The World Health Organisation (WHO) is currently holding its annual anti-tobacco jamboree in Delhi, where thousands of anti-smoking health officials, wonks and activists get together to think up new ways of stopping us from enjoying a cigarette. But in the abbreviation-heavy world of UN events, the seventh session of the Conference of the Parties (COP7) to the Framework Convention on Tobacco Control (FCTC) seems to be FUBAR (ask someone who’s seen Saving Private Ryan).
A report on electronic nicotine delivery systems (ENDS, or e-cigs to normal people), prepared earlier this year for the Delhi event, has caused consternation among anti-tobacco types who believe in ‘harm reduction’. The WHO report claims that e-cigs contain numerous toxicants, sometimes in higher levels than cigarettes; that ‘the absolute impact from passive exposure to electronic-cigarette vapour has the potential to lead to adverse health effects’; and that ‘given the scarcity and low quality of scientific evidence, it cannot be determined whether ENDS may help most smokers to quit or prevent them from doing so’. It also suggests that non-smokers are taking up e-cigs in significant numbers, raising the possibility of ‘gateway’ effects – that is, that vaping may lead to smoking.
All of this flies in the face of both research and anecdotal evidence. A quick search of Twitter for hashtags like #ecigs and #vaping will soon reveal a positively evangelical enthusiasm for e-cigs among long-standing smokers who have found vaping to be a perfectly adequate and complete substitute for smoking cigarettes. Indeed, for the truly committed, the range of options in terms of kit and flavours of liquids has provided an opportunity to become a complete vaping anorak. These are the people for whom a 100-watt sub-ohm tank rocking a 0.2 ohm BTDC coil is likely to inspire excitement rather than bewilderment.
The claims the report makes about exposure to second-hand e-cig vapour are just ludicrous. Claims about the harm caused by ‘second-hand smoke’ have been routinely overblown by tobacco prohibitionists. But a vague mist, mostly containing the same stuff they use in smoke machines in theatres and pop concerts, really is no threat to anyone. When the WHO report talks about ‘toxicants’, it invariably leaves out the most important factor: the dose. Yes, e-cigs can produce substances that can be poisonous, but they do so in tiny quantities that are irrelevant to human health and only have some effect when tested in unrealistic scenarios.
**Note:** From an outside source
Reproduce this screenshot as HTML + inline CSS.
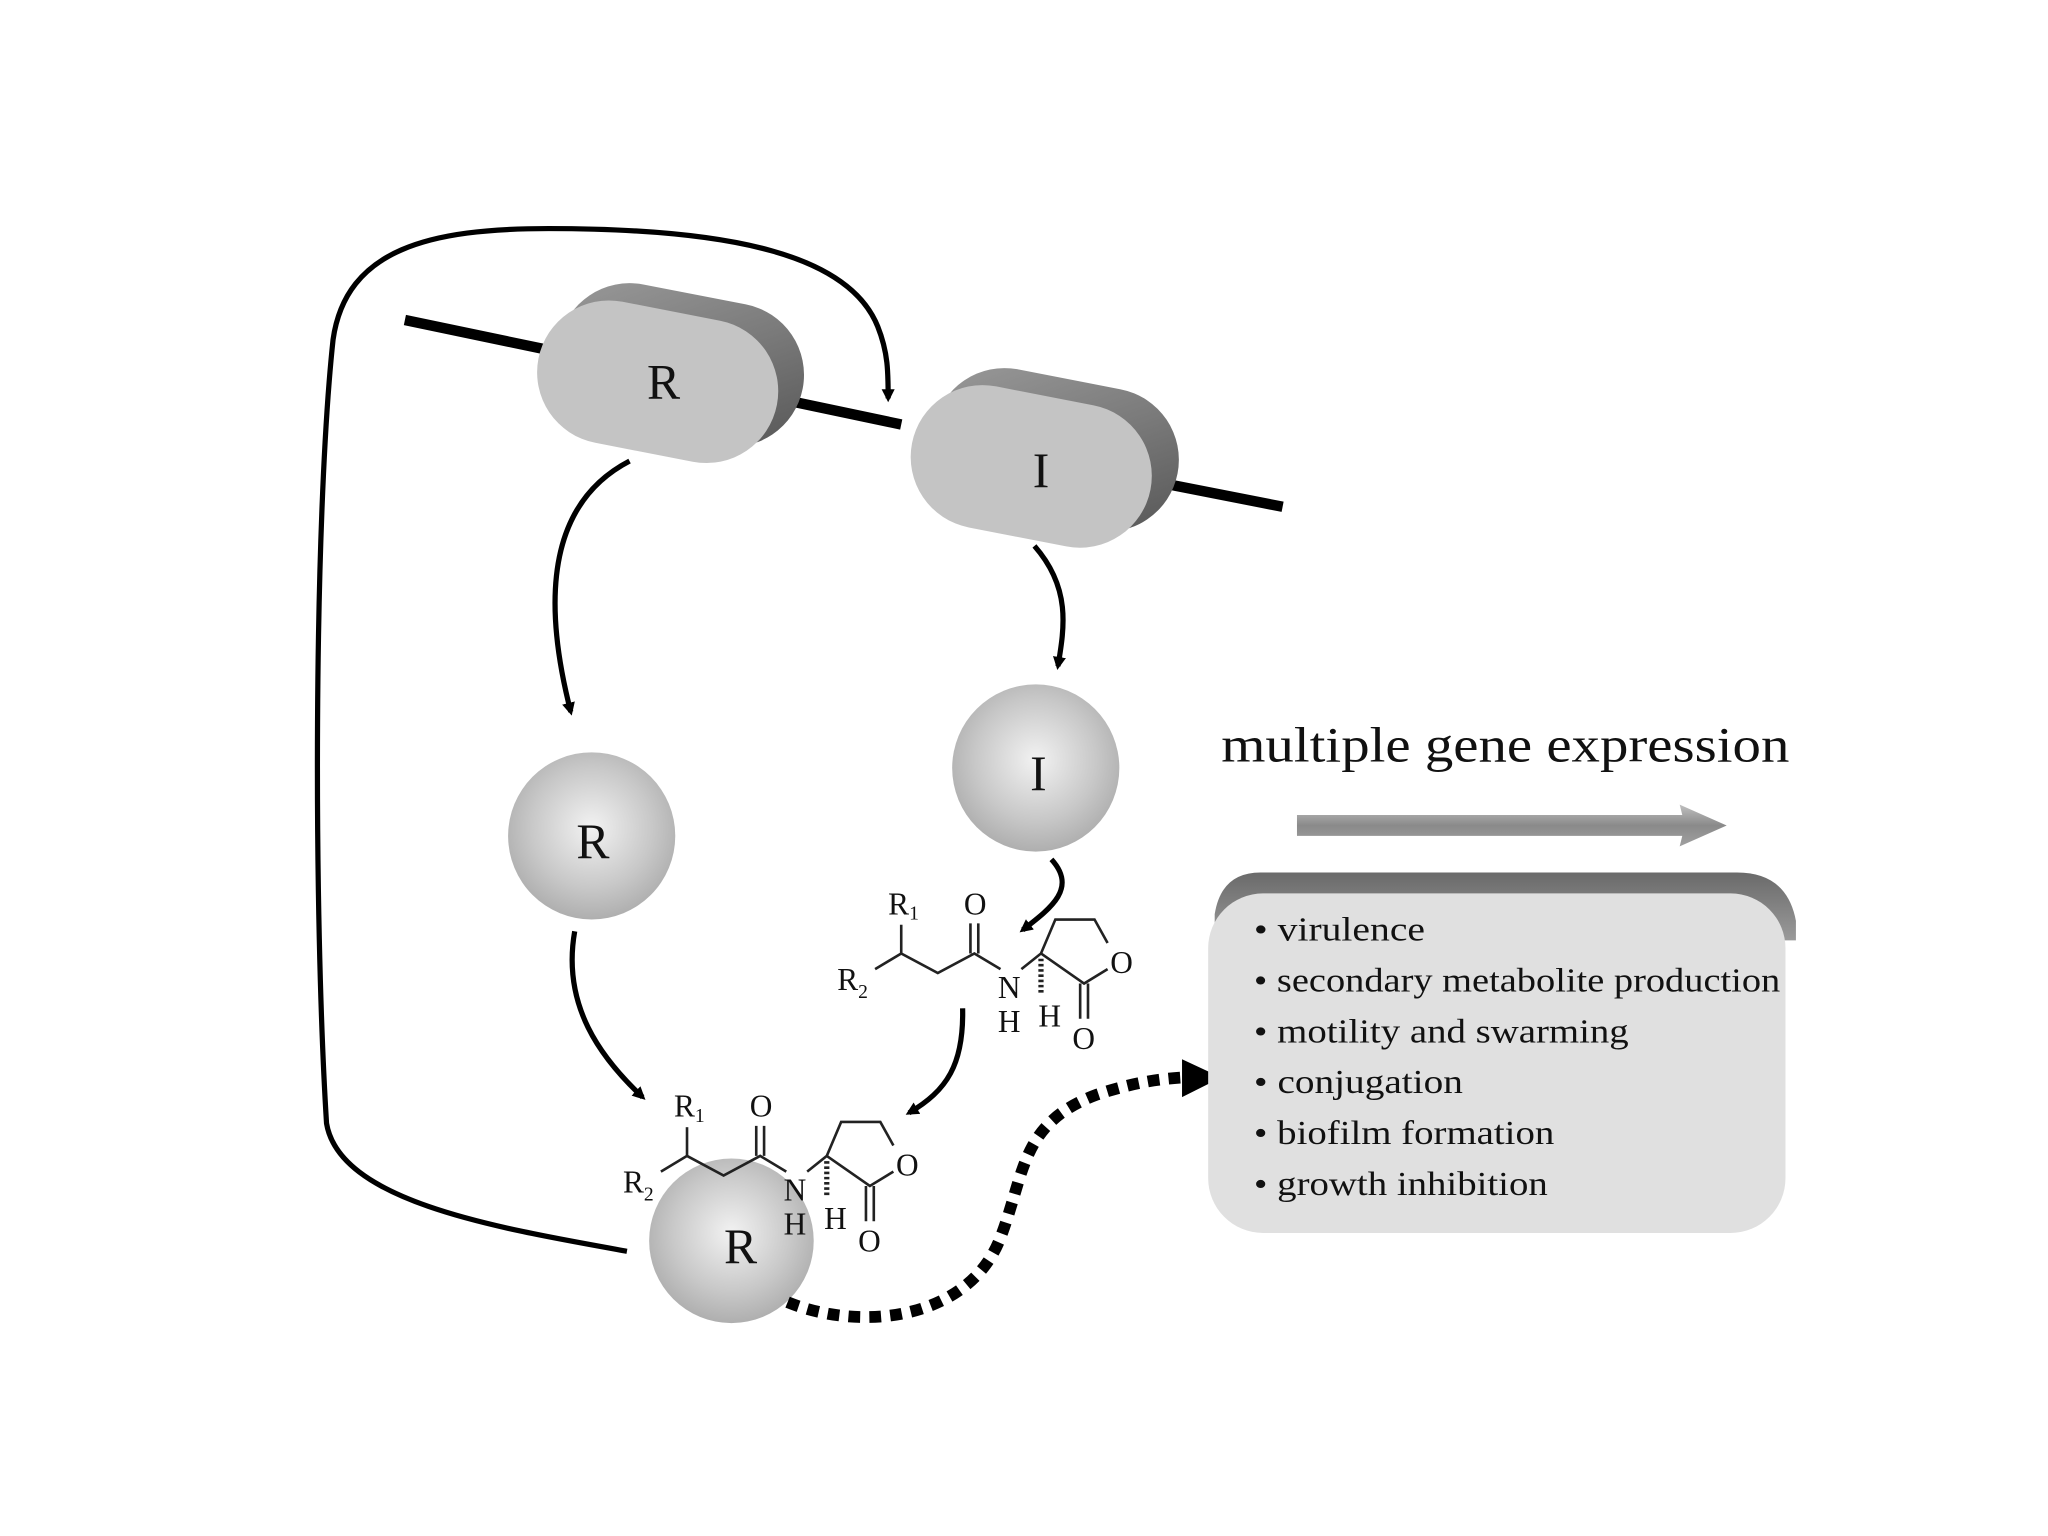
<!DOCTYPE html>
<html><head><meta charset="utf-8"><style>
html,body{margin:0;padding:0;background:#fff;}
svg{display:block;}
text{font-family:"Liberation Serif",serif;fill:#111;}
</style></head><body>
<svg width="2048" height="1536" viewBox="0 0 1568 1176" xmlns="http://www.w3.org/2000/svg">
<defs>
<radialGradient id="ball" cx="0.5" cy="0.45" r="0.6">
<stop offset="0" stop-color="#f2f2f2"/><stop offset="0.6" stop-color="#c8c8c8"/><stop offset="1" stop-color="#a8a8a8"/>
</radialGradient>
<linearGradient id="top" x1="0" y1="0" x2="1" y2="1">
<stop offset="0" stop-color="#9a9a9a"/><stop offset="0.5" stop-color="#7a7a7a"/><stop offset="1" stop-color="#555"/>
</linearGradient>
<linearGradient id="bar" x1="0" y1="0" x2="0" y2="1">
<stop offset="0" stop-color="#c0c0c0"/><stop offset="0.5" stop-color="#8a8a8a"/><stop offset="1" stop-color="#a0a0a0"/>
</linearGradient>
<linearGradient id="boxtop" x1="0" y1="0" x2="0" y2="1">
<stop offset="0" stop-color="#6a6a6a"/><stop offset="1" stop-color="#9a9a9a"/>
</linearGradient>
<marker id="ah" markerWidth="10" markerHeight="10" refX="7" refY="5" orient="auto" markerUnits="userSpaceOnUse">
<path d="M0,0 L10,5 L0,10 Z" fill="#000"/>
</marker>
</defs>

<line x1="310" y1="245" x2="420" y2="268" stroke="#000" stroke-width="8"/>
<line x1="595" y1="305" x2="690" y2="325" stroke="#000" stroke-width="8"/>
<line x1="880" y1="368" x2="982" y2="388" stroke="#000" stroke-width="8"/>

<g transform="rotate(11 508 285)">
<rect x="425" y="222" width="190" height="110" rx="55" fill="url(#top)"/>
<rect x="412" y="238" width="186" height="110" rx="55" fill="#c4c4c4"/>
</g>
<text x="508" y="305" font-size="38" text-anchor="middle">R</text>
<g transform="rotate(11 795 350)">
<rect x="712" y="287" width="190" height="110" rx="55" fill="url(#top)"/>
<rect x="698" y="303" width="186" height="110" rx="55" fill="#c4c4c4"/>
</g>
<text x="797" y="373" font-size="38" text-anchor="middle">I</text>

<path d="M480,958 C380,940 260,920 250,860 C240,700 240,400 255,260 C265,190 330,175 420,175 C560,175 650,195 672,250 C680,270 680,285 680,305" fill="none" stroke="#000" stroke-width="4" marker-end="url(#ah)"/>

<path d="M482,353 C430,380 410,440 437,545" fill="none" stroke="#000" stroke-width="4" marker-end="url(#ah)"/>
<path d="M792,418 C820,450 815,480 810,510" fill="none" stroke="#000" stroke-width="4" marker-end="url(#ah)"/>
<path d="M805,658 C825,680 805,695 783,712" fill="none" stroke="#000" stroke-width="4" marker-end="url(#ah)"/>
<path d="M440,713 C430,770 460,810 492,840" fill="none" stroke="#000" stroke-width="4" marker-end="url(#ah)"/>
<path d="M737,772 C738,815 725,835 696,852" fill="none" stroke="#000" stroke-width="4" marker-end="url(#ah)"/>

<circle cx="453" cy="640" r="64" fill="url(#ball)"/>
<text x="454" y="657" font-size="38" text-anchor="middle">R</text>
<circle cx="793" cy="588" r="64" fill="url(#ball)"/>
<text x="795" y="605" font-size="38" text-anchor="middle">I</text>
<circle cx="560" cy="950" r="63" fill="url(#ball)"/>
<text x="567" y="967" font-size="38" text-anchor="middle">R</text>

<g fill="none" stroke="#222" stroke-width="2">
<path d="M670,742 L690,730 L718,745 L746,730 L766,742"/>
<path d="M690,730 L690,708"/>
<path d="M743,730 L743,707 M749,730 L749,707"/>
<path d="M782,742 L797,730 L808,704 L838,704 L848,722"/>
<path d="M848,742 L830,753 L797,730"/>
<path d="M827,753 L827,780 M833,753 L833,780"/>
<path d="M797,734 L797,762" stroke-width="4" stroke-dasharray="2 2"/>
</g>
<g font-size="24">
<text x="680" y="700">R<tspan font-size="15" dy="4">1</tspan></text>
<text x="738" y="700">O</text>
<text x="641" y="758">R<tspan font-size="15" dy="6">2</tspan></text>
<text x="764" y="764">N</text>
<text x="764" y="790">H</text>
<text x="795" y="786">H</text>
<text x="850" y="745">O</text>
<text x="821" y="803">O</text>
</g>
<g transform="translate(-164,155)">
<g fill="none" stroke="#222" stroke-width="2">
<path d="M670,742 L690,730 L718,745 L746,730 L766,742"/>
<path d="M690,730 L690,708"/>
<path d="M743,730 L743,707 M749,730 L749,707"/>
<path d="M782,742 L797,730 L808,704 L838,704 L848,722"/>
<path d="M848,742 L830,753 L797,730"/>
<path d="M827,753 L827,780 M833,753 L833,780"/>
<path d="M797,734 L797,762" stroke-width="4" stroke-dasharray="2 2"/>
</g>
<g font-size="24">
<text x="680" y="700">R<tspan font-size="15" dy="4">1</tspan></text>
<text x="738" y="700">O</text>
<text x="641" y="758">R<tspan font-size="15" dy="6">2</tspan></text>
<text x="764" y="764">N</text>
<text x="764" y="790">H</text>
<text x="795" y="786">H</text>
<text x="850" y="745">O</text>
<text x="821" y="803">O</text>
</g>
</g>

<path d="M603,997 C660,1020 740,1010 765,950 C785,900 780,860 840,838 C870,828 890,826 905,825" fill="none" stroke="#000" stroke-width="9" stroke-dasharray="9 7"/>
<path d="M905,811 L935,825 L905,840 Z" fill="#000"/>

<text x="935" y="583" font-size="38" fill="#222" textLength="435" lengthAdjust="spacingAndGlyphs">multiple gene expression</text>
<path d="M993,624 L1288,624 L1286,616 L1322,632 L1286,648 L1288,640 L993,640 Z" fill="url(#bar)"/>

<path d="M965,668 L1330,668 Q1368,668 1375,705 L1375,720 L930,720 L930,700 Q935,668 965,668 Z" fill="url(#boxtop)"/>
<rect x="925" y="684" width="442" height="260" rx="42" fill="#e0e0e0"/>
<g font-size="26" fill="#222">
<text x="960" y="720" textLength="131" lengthAdjust="spacingAndGlyphs">• virulence</text>
<text x="960" y="759" textLength="403" lengthAdjust="spacingAndGlyphs">• secondary metabolite production</text>
<text x="960" y="798" textLength="287" lengthAdjust="spacingAndGlyphs">• motility and swarming</text>
<text x="960" y="837" textLength="160" lengthAdjust="spacingAndGlyphs">• conjugation</text>
<text x="960" y="876" textLength="230" lengthAdjust="spacingAndGlyphs">• biofilm formation</text>
<text x="960" y="915" textLength="225" lengthAdjust="spacingAndGlyphs">• growth inhibition</text>
</g>
</svg>
</body></html>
As for ‘gateway effects’, all the evidence points in the opposite direction to that implied by the WHO report. Many smokers are quitting and cutting down on tobacco cigarettes thanks to e-cigs. Meanwhile, young people who would otherwise be inclined towards smoking are now often trying vaping, too. Many don’t bother with tobacco at all, or quickly realise that e-cigs are just much more convenient to use than cigarettes. There is vanishingly little evidence of e-cigs getting youngsters ‘hooked’ on nicotine and leading them to take up smoking where they wouldn’t have done so otherwise.